For now, I can dream about the house we could buy with the multi-level porch, the rocking chair and the magnolia trees. The pitter patter of Wiggly and other babies' feet. Did I mention this house could also be nearly twice the square footage for the same price as our current house? *sigh*
Wednesday, August 20, 2008
Tuesday, August 19, 2008
Wiggly was born eight weeks ago today. Mommyhood is still sinking in--this understanding of responsibility over another life. (insert multiple cliches). 9 pounds and 11 ounces of pure love. This little boy, this light, was brought into my life faster than I could have imagined. I don't know that we really expected him to be conceived so quickly, so easily. Bubby says almost every night, he can't believe Wiggly is here and we get to keep him, like, forever (or for the length of his childhood).
Some may know, we changed his name at the last minute. Wiggly should have been something completely different. Sometimes I regret not using the name I had originally intended for him. For nearly 17 weeks, I walked around with my big baby belly and called him a name, and now he's living, breathing, smiling outside of me and I call him something different. Wiggly fits his name to the nth degree and we know the sentiment behind his name means the world to the family members he was named for. I, still, however, miss the other name. I fear I will never call another child that name, it's been tainted, used. Another human born from me could never carry that moniker because, in so many ways, it belongs to Wiggly. This boy who I know so intimately, from his hiccups and kicks to the rump that stayed wedged in the right side of my rib cage for three months, carries two names in my heart. I love the way the original name sounds, its seeming obscurity and opposing warm familiarity, it's softness and yet complete maleness. I miss calling him one but delight in calling him the other. I remember the look on Bubby's face when Wiggly was born and announced what he should be called. How could I argue with that?
My next boy, if I should have one, will be given another name. When someone else is pondering the use of Wiggly's original name, I find myself having a pang of regret and envy. I can't use it, but she can. Only a true name nerd would spend this much time worrying about things such as this. I think and ponder the naming of offspring far too much.
When he looks through some of the books he received from loved ones with the inscription written out to the original name, we'll have a funny story to tell him.
With the mild sadness over the loss of the original name, I'm glad we went with the one we did. I hope he understands why he has the name he does, and why it is so important. His namesakes are plentiful, some here some in Heaven. All guiding him and loving him. We hope this makes him proud.

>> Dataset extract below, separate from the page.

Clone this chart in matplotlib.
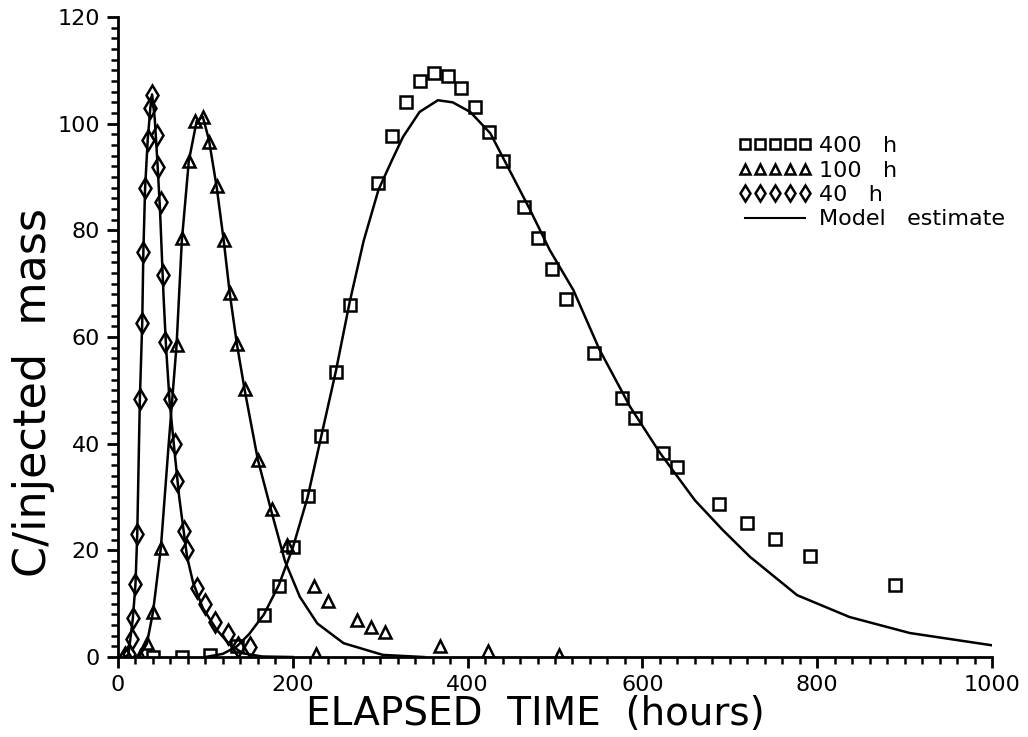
import matplotlib
matplotlib.use("Agg")
import matplotlib.pyplot as plt
from matplotlib.lines import Line2D
from matplotlib.ticker import MultipleLocator

# -----------------------------
# Data
# -----------------------------

# 400 h injection - squares
t_400 = [40, 73, 105, 136, 167, 184, 200, 217, 232, 249, 265, 298, 313, 329,
         345, 361, 377, 392, 409, 425, 441, 464, 481, 497, 513, 545, 577, 592,
         623, 639, 688, 720, 752, 792, 889]
c_400 = [0.0, 0.0, 0.3, 2.0, 7.9, 13.3, 20.7, 30.2, 41.4, 53.4, 66.0, 88.9, 97.7, 104.0,
         108.0, 109.5, 109.0, 106.7, 103.2, 98.4, 93.0, 84.4, 78.6, 72.7, 67.1, 57.0, 48.6, 44.8,
         38.3, 35.6, 28.7, 25.1, 22.1, 18.9, 13.5]

# 100 h injection - triangles
t_100 = [25, 33, 40, 49, 67, 73, 81, 88, 97, 104, 113, 121, 128, 136, 145,
         160, 176, 193, 224, 226, 240, 273, 289, 306, 368, 423, 505]
c_100 = [0.2, 2.6, 8.4, 20.4, 58.5, 78.5, 93.0, 100.5, 101.3, 96.5, 88.3, 78.2, 68.2, 58.7, 50.2,
         37.0, 27.8, 21.0, 13.3, 0.5, 10.5, 6.9, 5.7, 4.7, 2.1, 1.1, 0.4]

# 40 h injection - diamonds
t_40 = [8, 12, 16, 17, 20, 22, 25, 27.7, 29, 31, 34, 37, 39, 44.6, 46, 49,
        51.5, 54, 60, 65, 68, 75.5, 79, 90.6, 99.5, 111, 126, 137, 151]
c_40 = [0.0, 0.5, 3.4, 7.3, 13.7, 23.0, 48.4, 62.6, 76.0, 88.0, 97.0, 103.0, 105.4, 97.9, 91.9, 85.3,
        71.6, 59.0, 48.3, 40.0, 33.0, 23.6, 20.0, 12.9, 9.9, 6.6, 4.3, 1.9, 1.9]

# model estimates (solid lines)
mt_40 = [8, 12, 17, 20, 22, 25, 27.7, 29, 31, 34, 37, 39, 42, 45, 48, 52,
         55, 59, 65, 70, 79, 86, 97, 113, 128, 143, 165, 200]
mc_40 = [0.0, 0.5, 7.3, 13.7, 23.0, 48.4, 62.6, 76.0, 88.0, 97.0, 103.0, 105.5, 101.0, 93.0, 84.0, 68.0,
         58.0, 48.0, 38.0, 30.0, 18.8, 13.9, 9.2, 5.1, 2.3, 0.7, 0.1, 0.0]

mt_100 = [20, 25, 33, 40, 49, 58, 67, 73, 81, 90, 97, 104, 113, 121, 128, 136,
          145, 160, 176, 191, 208, 228, 258, 303, 350]
mc_100 = [0.0, 0.3, 2.5, 8.4, 20.4, 40.0, 58.5, 78.0, 93.0, 100.5, 101.3, 97.0, 88.0, 78.0, 68.0, 58.7,
          50.0, 37.0, 27.0, 18.0, 11.3, 6.3, 2.6, 0.4, 0.0]

mt_400 = [100, 120, 136, 150, 167, 184, 200, 217, 232, 249, 265, 281, 298, 313,
          326, 345, 366, 383, 403, 426, 452, 471, 494, 521, 551, 586, 620, 660,
          692, 723, 777, 837, 906, 1000]
mc_400 = [0.0, 0.6, 2.0, 4.3, 8.0, 13.5, 20.5, 30.0, 41.0, 53.4, 66.5, 78.0, 87.6, 93.0,
          97.5, 102.2, 104.4, 104.0, 102.2, 98.2, 90.0, 84.0, 76.3, 68.8, 57.6, 46.9, 38.3, 29.4,
          23.8, 18.8, 11.6, 7.5, 4.5, 2.2]

# -----------------------------
# Plot
# -----------------------------

fig = plt.figure(figsize=(10.28, 7.37), dpi=100)
ax = fig.add_axes([0.1148, 0.1085, 0.8502, 0.8684])

ax.plot(mt_40, mc_40, color="black", lw=1.8, zorder=3)
ax.plot(mt_100, mc_100, color="black", lw=1.8, zorder=3)
ax.plot(mt_400, mc_400, color="black", lw=1.8, zorder=3)

mk = dict(linestyle="none", markerfacecolor="none", markeredgecolor="black",
          markeredgewidth=1.8, zorder=4)
ax.plot(t_400, c_400, marker="s", markersize=8.5, **mk)
ax.plot(t_100, c_100, marker="^", markersize=9, **mk)
ax.plot(t_40, c_40, marker="d", markersize=10, **mk)

ax.set_xlim(0, 1000)
ax.set_ylim(0, 120)
ax.xaxis.set_major_locator(MultipleLocator(200))
ax.xaxis.set_minor_locator(MultipleLocator(20))
ax.yaxis.set_major_locator(MultipleLocator(20))
ax.yaxis.set_minor_locator(MultipleLocator(2))

ax.spines["top"].set_visible(False)
ax.spines["right"].set_visible(False)
ax.spines["left"].set_linewidth(2)
ax.spines["bottom"].set_linewidth(2)
ax.tick_params(which="major", direction="out", length=8, width=2, labelsize=16, pad=5)
ax.tick_params(which="minor", direction="out", length=5, width=1.8)

ax.set_xlabel("ELAPSED  TIME  (hours)", fontsize=28)
ax.set_ylabel("C/injected  mass", fontsize=32)
ax.xaxis.set_label_coords(0.477, -0.06)
ax.yaxis.set_label_coords(-0.072, 0.414)

# legend
handles = [
    Line2D([], [], marker="s", markersize=7, **mk),
    Line2D([], [], marker="^", markersize=7.5, **mk),
    Line2D([], [], marker="d", markersize=8.5, **mk),
    Line2D([], [], color="black", lw=1.5),
]
labels = ["400   h", "100   h", "40   h", "Model   estimate"]
ax.legend(handles, labels, loc="upper left", bbox_to_anchor=(0.71, 0.814),
          frameon=False, fontsize=16, numpoints=5, handlelength=3.3,
          handletextpad=0.3, labelspacing=0.2, borderpad=0, borderaxespad=0)

plt.savefig("out.png", dpi=100)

In the span of a little over two years, I completed my Master's Degree in Social Work, moved in with my (then) fiance, started my first (real) job, adopted a dog, bought a house, got married, bought another dog, got pregnant and had a child. Whew, are you tired? Because I am. A friend once said, "Bean, you are on the fast track to death." I've never known how to slow down and really smell the roses, so to speak, and I'm trying to do so now. Bubby and I spent so much of our courtship in separate parts of our state, that I couldn't wait to just get on with life. When we were finally in the same place, we didn't really take our sweet time in creating the family and life that we've always strived to have. Here we are, with our home and our child and, of course, our crazy dogs and we're still trying to figure out what we want out of life. Or atleast, I am.
I have faith, in God, in people, in the universe. I believe there is an inherent grace that has been bestowed on me and I'm trying not to take it for granted. It doesn't make sense most of the time but I think things generally work out the way they are supposed to. Tragedy and Sadness can coexist with Renewal and Joy, even when I have a hard time wrapping my brain around it.
I am who I am. I bumble along and babble a lot.